▶ [WRITTEN REQUEST]
Quote every line as written. Omit pictures.

[Dataset excerpt]
::::::::
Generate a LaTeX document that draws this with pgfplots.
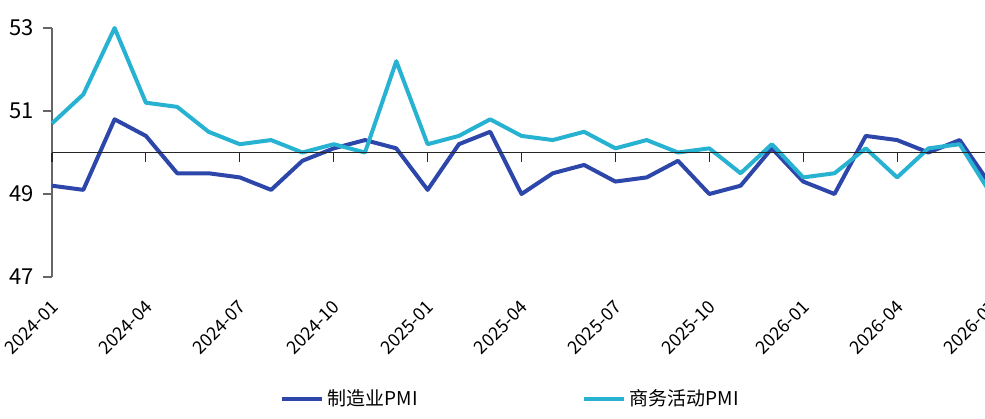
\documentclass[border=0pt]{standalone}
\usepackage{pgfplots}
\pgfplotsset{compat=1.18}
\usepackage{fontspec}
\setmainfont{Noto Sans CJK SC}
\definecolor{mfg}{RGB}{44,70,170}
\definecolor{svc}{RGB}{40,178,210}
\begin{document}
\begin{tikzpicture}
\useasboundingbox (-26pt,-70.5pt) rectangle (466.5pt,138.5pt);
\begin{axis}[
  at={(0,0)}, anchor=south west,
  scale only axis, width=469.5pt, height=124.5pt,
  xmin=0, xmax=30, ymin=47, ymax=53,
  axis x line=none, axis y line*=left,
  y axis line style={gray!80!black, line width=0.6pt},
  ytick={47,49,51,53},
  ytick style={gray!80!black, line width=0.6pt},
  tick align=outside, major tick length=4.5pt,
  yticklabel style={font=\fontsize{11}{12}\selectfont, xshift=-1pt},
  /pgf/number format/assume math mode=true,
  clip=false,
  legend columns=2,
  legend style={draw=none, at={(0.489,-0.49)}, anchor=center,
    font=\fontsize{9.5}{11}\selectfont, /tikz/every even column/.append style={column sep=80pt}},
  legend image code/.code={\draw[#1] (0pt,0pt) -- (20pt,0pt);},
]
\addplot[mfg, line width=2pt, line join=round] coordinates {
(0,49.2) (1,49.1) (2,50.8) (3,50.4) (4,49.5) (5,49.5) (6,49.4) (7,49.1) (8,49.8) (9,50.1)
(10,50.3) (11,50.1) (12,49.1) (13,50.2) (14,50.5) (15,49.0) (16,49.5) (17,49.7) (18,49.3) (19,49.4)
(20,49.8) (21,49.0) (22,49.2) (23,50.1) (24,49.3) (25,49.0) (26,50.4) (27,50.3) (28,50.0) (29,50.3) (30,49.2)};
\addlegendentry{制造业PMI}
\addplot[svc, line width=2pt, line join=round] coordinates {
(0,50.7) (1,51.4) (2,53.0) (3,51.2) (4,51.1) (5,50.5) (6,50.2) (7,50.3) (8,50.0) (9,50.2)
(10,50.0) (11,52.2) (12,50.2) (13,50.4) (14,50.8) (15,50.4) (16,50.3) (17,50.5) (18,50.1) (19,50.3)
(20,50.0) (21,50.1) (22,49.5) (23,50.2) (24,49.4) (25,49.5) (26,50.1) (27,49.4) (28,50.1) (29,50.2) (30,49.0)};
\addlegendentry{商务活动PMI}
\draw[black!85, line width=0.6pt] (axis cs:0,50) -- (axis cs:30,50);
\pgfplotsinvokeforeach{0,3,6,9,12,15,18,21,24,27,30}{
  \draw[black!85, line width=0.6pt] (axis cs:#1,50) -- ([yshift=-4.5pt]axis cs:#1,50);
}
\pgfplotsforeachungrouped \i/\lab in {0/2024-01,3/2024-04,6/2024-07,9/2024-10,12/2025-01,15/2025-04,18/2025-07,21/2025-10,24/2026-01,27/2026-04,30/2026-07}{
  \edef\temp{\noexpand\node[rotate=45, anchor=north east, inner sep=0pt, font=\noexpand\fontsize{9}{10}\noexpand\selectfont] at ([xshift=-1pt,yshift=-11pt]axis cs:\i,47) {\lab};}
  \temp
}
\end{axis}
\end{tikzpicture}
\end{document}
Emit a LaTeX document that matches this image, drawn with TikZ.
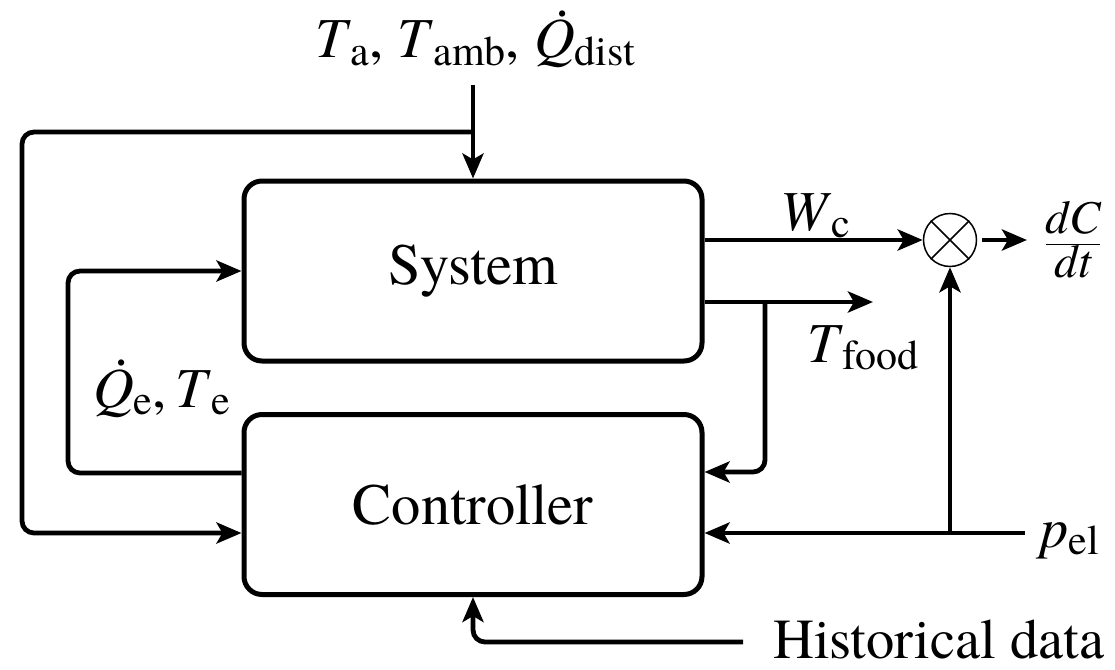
::::::::
▶ [SOLVED PROBLEM]
Generate a LaTeX document that draws this with pgfplots.
\documentclass[border=0pt]{standalone}
\usepackage{pgfplots}
\pgfplotsset{compat=1.18}
\usepackage{fontspec}
\setmainfont{Noto Sans CJK SC}
\definecolor{mfg}{RGB}{44,70,170}
\definecolor{svc}{RGB}{40,178,210}
\begin{document}
\begin{tikzpicture}
\useasboundingbox (-26pt,-70.5pt) rectangle (466.5pt,138.5pt);
\begin{axis}[
  at={(0,0)}, anchor=south west,
  scale only axis, width=469.5pt, height=124.5pt,
  xmin=0, xmax=30, ymin=47, ymax=53,
  axis x line=none, axis y line*=left,
  y axis line style={gray!80!black, line width=0.6pt},
  ytick={47,49,51,53},
  ytick style={gray!80!black, line width=0.6pt},
  tick align=outside, major tick length=4.5pt,
  yticklabel style={font=\fontsize{11}{12}\selectfont, xshift=-1pt},
  /pgf/number format/assume math mode=true,
  clip=false,
  legend columns=2,
  legend style={draw=none, at={(0.489,-0.49)}, anchor=center,
    font=\fontsize{9.5}{11}\selectfont, /tikz/every even column/.append style={column sep=80pt}},
  legend image code/.code={\draw[#1] (0pt,0pt) -- (20pt,0pt);},
]
\addplot[mfg, line width=2pt, line join=round] coordinates {
(0,49.2) (1,49.1) (2,50.8) (3,50.4) (4,49.5) (5,49.5) (6,49.4) (7,49.1) (8,49.8) (9,50.1)
(10,50.3) (11,50.1) (12,49.1) (13,50.2) (14,50.5) (15,49.0) (16,49.5) (17,49.7) (18,49.3) (19,49.4)
(20,49.8) (21,49.0) (22,49.2) (23,50.1) (24,49.3) (25,49.0) (26,50.4) (27,50.3) (28,50.0) (29,50.3) (30,49.2)};
\addlegendentry{制造业PMI}
\addplot[svc, line width=2pt, line join=round] coordinates {
(0,50.7) (1,51.4) (2,53.0) (3,51.2) (4,51.1) (5,50.5) (6,50.2) (7,50.3) (8,50.0) (9,50.2)
(10,50.0) (11,52.2) (12,50.2) (13,50.4) (14,50.8) (15,50.4) (16,50.3) (17,50.5) (18,50.1) (19,50.3)
(20,50.0) (21,50.1) (22,49.5) (23,50.2) (24,49.4) (25,49.5) (26,50.1) (27,49.4) (28,50.1) (29,50.2) (30,49.0)};
\addlegendentry{商务活动PMI}
\draw[black!85, line width=0.6pt] (axis cs:0,50) -- (axis cs:30,50);
\pgfplotsinvokeforeach{0,3,6,9,12,15,18,21,24,27,30}{
  \draw[black!85, line width=0.6pt] (axis cs:#1,50) -- ([yshift=-4.5pt]axis cs:#1,50);
}
\pgfplotsforeachungrouped \i/\lab in {0/2024-01,3/2024-04,6/2024-07,9/2024-10,12/2025-01,15/2025-04,18/2025-07,21/2025-10,24/2026-01,27/2026-04,30/2026-07}{
  \edef\temp{\noexpand\node[rotate=45, anchor=north east, inner sep=0pt, font=\noexpand\fontsize{9}{10}\noexpand\selectfont] at ([xshift=-1pt,yshift=-11pt]axis cs:\i,47) {\lab};}
  \temp
}
\end{axis}
\end{tikzpicture}
\end{document}
Emit a LaTeX document that matches this image, drawn with TikZ.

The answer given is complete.